━━━━━ Dataset extract

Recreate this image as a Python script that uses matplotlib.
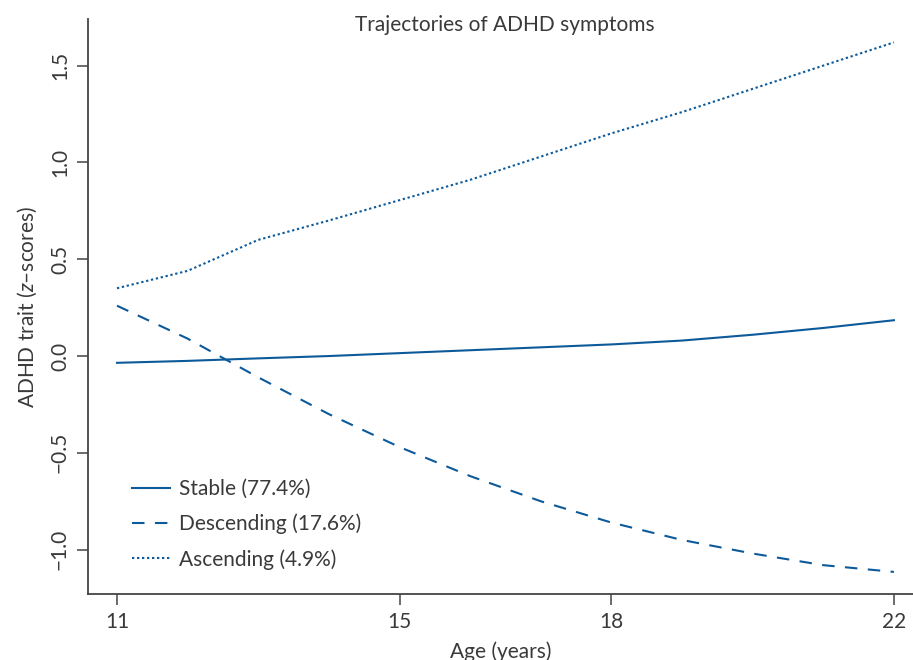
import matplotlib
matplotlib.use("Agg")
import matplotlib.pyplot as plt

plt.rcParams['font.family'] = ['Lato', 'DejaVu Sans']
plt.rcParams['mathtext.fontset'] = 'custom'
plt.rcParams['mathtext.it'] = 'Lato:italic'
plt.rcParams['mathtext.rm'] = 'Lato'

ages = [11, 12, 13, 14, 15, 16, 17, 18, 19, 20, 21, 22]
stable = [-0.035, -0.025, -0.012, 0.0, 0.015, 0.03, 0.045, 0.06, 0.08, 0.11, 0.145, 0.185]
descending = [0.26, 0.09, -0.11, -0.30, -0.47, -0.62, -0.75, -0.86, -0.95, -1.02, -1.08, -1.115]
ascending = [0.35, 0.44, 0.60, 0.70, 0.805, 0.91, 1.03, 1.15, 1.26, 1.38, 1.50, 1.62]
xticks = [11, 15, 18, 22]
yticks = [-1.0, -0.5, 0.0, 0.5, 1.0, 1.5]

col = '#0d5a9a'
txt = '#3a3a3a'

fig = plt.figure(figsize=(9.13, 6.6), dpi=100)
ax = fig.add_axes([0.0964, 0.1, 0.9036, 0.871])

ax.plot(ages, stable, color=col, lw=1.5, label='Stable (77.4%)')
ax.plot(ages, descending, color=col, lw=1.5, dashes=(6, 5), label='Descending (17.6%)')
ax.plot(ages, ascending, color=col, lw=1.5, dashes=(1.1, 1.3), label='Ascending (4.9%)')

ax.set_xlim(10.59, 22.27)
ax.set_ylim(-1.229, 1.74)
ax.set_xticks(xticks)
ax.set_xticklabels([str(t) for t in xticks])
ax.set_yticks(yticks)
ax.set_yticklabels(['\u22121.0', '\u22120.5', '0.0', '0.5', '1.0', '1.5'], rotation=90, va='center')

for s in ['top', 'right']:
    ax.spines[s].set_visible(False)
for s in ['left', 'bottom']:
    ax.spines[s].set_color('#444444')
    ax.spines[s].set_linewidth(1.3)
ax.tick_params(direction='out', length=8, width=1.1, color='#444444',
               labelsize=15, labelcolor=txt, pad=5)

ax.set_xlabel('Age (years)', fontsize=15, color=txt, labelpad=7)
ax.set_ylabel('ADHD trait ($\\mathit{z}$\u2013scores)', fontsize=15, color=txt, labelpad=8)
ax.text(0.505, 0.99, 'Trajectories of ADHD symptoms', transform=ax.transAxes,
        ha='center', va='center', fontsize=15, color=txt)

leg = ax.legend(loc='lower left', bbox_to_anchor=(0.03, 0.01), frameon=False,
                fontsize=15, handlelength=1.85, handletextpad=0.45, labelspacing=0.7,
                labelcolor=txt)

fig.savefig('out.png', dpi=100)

━━━━━━━━━━

Look at the listing and set down only the lines from its start through the line with "plt.rcParams['mathtext.rm'] = 'Lato'", word for word and without pictures.

Recreate this image as a Python script that uses matplotlib.
import matplotlib
matplotlib.use("Agg")
import matplotlib.pyplot as plt

plt.rcParams['font.family'] = ['Lato', 'DejaVu Sans']
plt.rcParams['mathtext.fontset'] = 'custom'
plt.rcParams['mathtext.it'] = 'Lato:italic'
plt.rcParams['mathtext.rm'] = 'Lato'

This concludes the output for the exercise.